India’s Aditya L1 Mission is set to conduct a complex insertion into Halo Orbit around the Lagrange Point L1, which is a point of gravitational equilibrium between Earth and the Sun.
The spacecraft is in the final leg of the journey which has stretched over 15 lakh kilometers in the cold vacuum of space. ISRO launched the spacecraft (PSLV-C57 Rocket) on September 2, 2023, from Sriharikota, the primary launchpad of the Indian Space Research Organisation (ISRO). The journey is expected to culminate on January 6, 2024.
Importance of the L1 Point
The L1 or Lagrange Point L1 is a strategic location in space where the gravitational forces between the Earth and the Sun balance out one another allowing a spacecraft to maintain a stable position relative to both bodies. There are several other such points akin to the L1 such as L2, L3, L4, and L5. They can be called as car-parks in space informally.
The insertion into the L1 is a critical phase of the mission requiring precise navigation and control. Aditya L1 underwent a series of four-orbital maneuvers before being injected into a transfer orbit towards L1. This meticulous process involves careful planning to ensure that the spacecraft maintains its trajectory and velocity to successfully enter the Halo Orbit. The significance of the L1 cannot be overstated. It offers an uninterrupted view of the Sun allowing the Aditya L1 to study solar atmosphere, solar magnetic storms, and their impact on the Earth’s environment.
Objectives of the Mission
The spacecraft will measure various events such as Coronal Mass Ejections (CMEs) and the interplanetary magnetic fields providing data not only for India but for the global scientific community. To ensure a successful insertion, ISRO ‘s team must take several precautions. The position of the Spacecraft and speed must be constantly monitored and adjusted using onboard thrusters to counteract any deviations from the planned path.
Additionally, the spacecraft instruments, including the Visible Emission Line Coronagraph (VELC) and the Solar Ultraviolet Imaging Telescope (SUIT) must be protected from intense radiations and particles emitted from the surface of the Sun. The CME and related phenomena have far-reaching implications and they can affect satellite operations and communications on Earth.
The Aditya-L1 mission was conceptualized back in January 2008 by the Advisory Committee for Space Sciences (ADCOS). Initially envisioned as a modest 400 kg satellite orbiting at 800 km above Earth, the mission’s scope expanded to become a comprehensive study of the Sun’s corona from a vantage point 1.5 million km away from our planet.

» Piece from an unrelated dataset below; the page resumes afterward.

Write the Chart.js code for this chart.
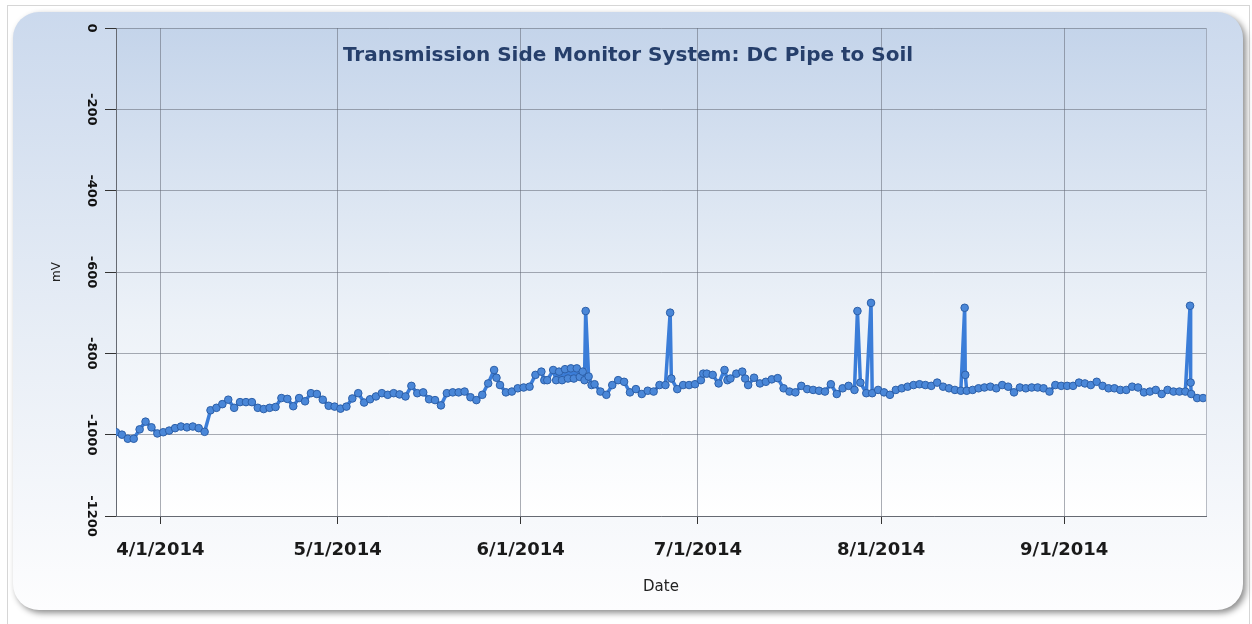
<!DOCTYPE html>
<html>
<head>
<meta charset="utf-8">
<title>DC Pipe to Soil</title>
<script src="https://cdn.jsdelivr.net/npm/chart.js@4.4.1/dist/chart.umd.min.js"></script>
<style>
  html, body { margin: 0; padding: 0; background: #fff; }
  #wrap { width: 1252px; height: 624px; }
</style>
</head>
<body>
<div id="wrap"><canvas id="p2sChart" width="1252" height="624"></canvas></div>
<script>
// days are counted from 4/1/2014 00:00
const chartTitle = 'Transmission Side Monitor System: DC Pipe to Soil';
const firstDay = -7.5;   // 3/24/2014, one reading per day after that

const dailyMv = [
  -994, -1000, -1010, -1010, -987, -968, -982, -997, -994, -990, -984, -980, -982, -980, -984, -993,
  -940, -934, -925, -914, -934, -920, -920, -920, -934, -937, -934, -932, -910, -912, -930, -910, -918, -898, -900, -914,
  -929, -931, -936, -931, -911, -898, -921, -913, -906, -898, -902, -898, -901, -906, -880, -898, -896, -913, -915, -928,
  -898, -896, -896, -894, -908, -915, -902, -874, -841, -878, -896, -894, -886, -884, -882, -853,
  -845, -866, -841, -845, -839, -837, -837, -845,
  -857, -876, -894, -902, -878, -866, -870, -896, -888, -900, -892, -894, -878, -878, -862,
  -888, -878, -878, -876, -866, -850, -853, -874, -841, -862, -850, -845, -878, -860, -874,
  -870, -864, -861, -886, -894, -896, -880, -888, -890, -892, -894, -876, -900, -886, -880, -890, -872, -898,
  -898, -890, -896, -902, -890, -886, -882, -878, -876, -878, -880, -872, -882, -886, -890, -892,
  -892, -890, -886, -884, -882, -886, -878, -882, -896, -884, -886, -884, -884, -886, -894, -878,
  -880, -880, -880, -872, -874, -878, -870, -880, -886, -886, -890, -890, -882, -884, -896, -894,
  -890, -900, -890, -894, -894, -894, -900, -910, -910
];

// extra readings taken between the daily ones (incl. the spikes)
const extraDays = [56.9, 65, 67, 68, 69, 70, 71, 71.8, 72, 73, 86.3, 91.9, 96, 99, 118, 120.3, 136.15, 136.25, 174.3, 174.4];
const extraMv   = [-860, -866, -866, -866, -862, -862, -858, -866, -696, -878, -700, -850, -866, -862, -696, -676, -688, -853, -683, -872];

const tickDays   = [0, 30, 61, 91, 122, 153];
const tickLabels = ['4/1/2014', '5/1/2014', '6/1/2014', '7/1/2014', '8/1/2014', '9/1/2014'];

const points = dailyMv.map((v, i) => ({ x: firstDay + i, y: v }))
  .concat(extraDays.map((d, i) => ({ x: d, y: extraMv[i] })))
  .sort((a, b) => a.x - b.x);

const panelBg = {
  id: 'panelBg',
  beforeDraw(chart) {
    const { ctx, chartArea: a, width, height } = chart;
    ctx.save();
    ctx.fillStyle = '#ffffff';
    ctx.fillRect(0, 0, width, height);
    ctx.strokeStyle = '#d6d6d6';
    ctx.lineWidth = 1;
    ctx.strokeRect(7.5, 5.5, width - 10, height);

    ctx.shadowColor = 'rgba(0,0,0,0.45)';
    ctx.shadowBlur = 6;
    ctx.shadowOffsetX = 3;
    ctx.shadowOffsetY = 3;
    const g = ctx.createLinearGradient(0, 12, 0, 610);
    g.addColorStop(0, '#cbd9ed');
    g.addColorStop(0.55, '#e8eef6');
    g.addColorStop(1, '#fdfdfe');
    ctx.fillStyle = g;
    ctx.beginPath();
    ctx.roundRect(13, 12, 1230, 598, 26);
    ctx.fill();
    ctx.shadowColor = 'transparent';

    const g2 = ctx.createLinearGradient(0, a.top, 0, a.bottom);
    g2.addColorStop(0, '#c4d4ea');
    g2.addColorStop(0.6, '#edf2f8');
    g2.addColorStop(1, '#ffffff');
    ctx.fillStyle = g2;
    ctx.fillRect(a.left, a.top, a.right - a.left, a.bottom - a.top);
    ctx.restore();
  },
  beforeDatasetsDraw(chart) {
    const { ctx, chartArea: a } = chart;
    ctx.save();
    ctx.strokeStyle = 'rgba(110,116,128,0.45)';
    ctx.lineWidth = 1;
    ctx.beginPath();
    ctx.moveTo(a.right + 0.5, a.top);
    ctx.lineTo(a.right + 0.5, a.bottom);
    ctx.stroke();
    ctx.restore();
  }
};

const overlayText = {
  id: 'overlayText',
  afterDraw(chart) {
    const { ctx } = chart;
    const yScale = chart.scales.y;
    ctx.save();
    ctx.textAlign = 'center';
    ctx.textBaseline = 'middle';
    ctx.font = 'bold 13px "DejaVu Sans"';
    ctx.fillStyle = '#111111';
    yScale.ticks.forEach(t => {
      const py = yScale.getPixelForValue(t.value);
      ctx.save();
      ctx.translate(91, py);
      ctx.rotate(Math.PI / 2);
      ctx.fillText(String(t.value), 0, 0);
      ctx.restore();
    });
    ctx.font = 'bold 20px "DejaVu Sans"';
    ctx.fillStyle = '#263f6b';
    ctx.fillText(chartTitle, 628, 56);
    ctx.restore();
  }
};

Chart.defaults.font.family = '"DejaVu Sans", sans-serif';

const ctx = document.getElementById('p2sChart').getContext('2d');
const p2sChart = new Chart(ctx, {
  type: 'line',
  data: {
    datasets: [{
      label: 'DC Pipe to Soil',
      data: points,
      borderColor: '#3b7dd8',
      borderWidth: 3.5,
      borderJoinStyle: 'round',
      borderCapStyle: 'round',
      pointRadius: 3.8,
      pointBackgroundColor: '#4a87d8',
      pointBorderColor: '#2c5fa8',
      pointBorderWidth: 1,
      tension: 0
    }]
  },
  options: {
    responsive: false,
    animation: false,
    devicePixelRatio: 1,
    layout: { padding: { left: 0, right: 46, top: 28, bottom: 0 } },
    plugins: {
      legend: { display: false },
      tooltip: { enabled: false }
    },
    scales: {
      x: {
        type: 'linear',
        min: -7.5,
        max: 177,
        afterBuildTicks: s => { s.ticks = tickDays.map(v => ({ value: v })); },
        afterFit: s => { s.height = 108; },
        ticks: {
          autoSkip: false,
          maxRotation: 0,
          padding: 16,
          color: '#1a1a1a',
          font: { size: 18, weight: 'bold' },
          callback: v => tickLabels[tickDays.indexOf(v)]
        },
        grid: { color: 'rgba(100,106,118,0.55)', tickLength: 8, tickColor: '#333333' },
        border: { color: '#666a72' },
        title: { display: true, text: 'Date', color: '#222222', font: { size: 15 }, padding: { top: 4, bottom: 28 } }
      },
      y: {
        min: -1200,
        max: 0,
        afterFit: s => { s.width = 116; },
        ticks: { stepSize: 200, display: false },
        grid: { color: 'rgba(100,106,118,0.55)', tickLength: 11, tickColor: '#333333' },
        border: { color: '#666a72' },
        title: { display: true, text: 'mV', color: '#222222', font: { size: 12 }, padding: { top: 50, bottom: 0 } }
      }
    }
  },
  plugins: [panelBg, overlayText]
});
</script>
</body>
</html>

The stability of the L1 an unstable Lagrange Point has immense advantages, but at the same time poses certain challenges. Station-keeping maneuvers will be required to maintain Aditya L1’s halo orbit, with adjustments of 0.2–4 m/s per year. These maneuvers are crucial to counteract the gravitational influences of other celestial bodies and the pressure exerted by solar radiation.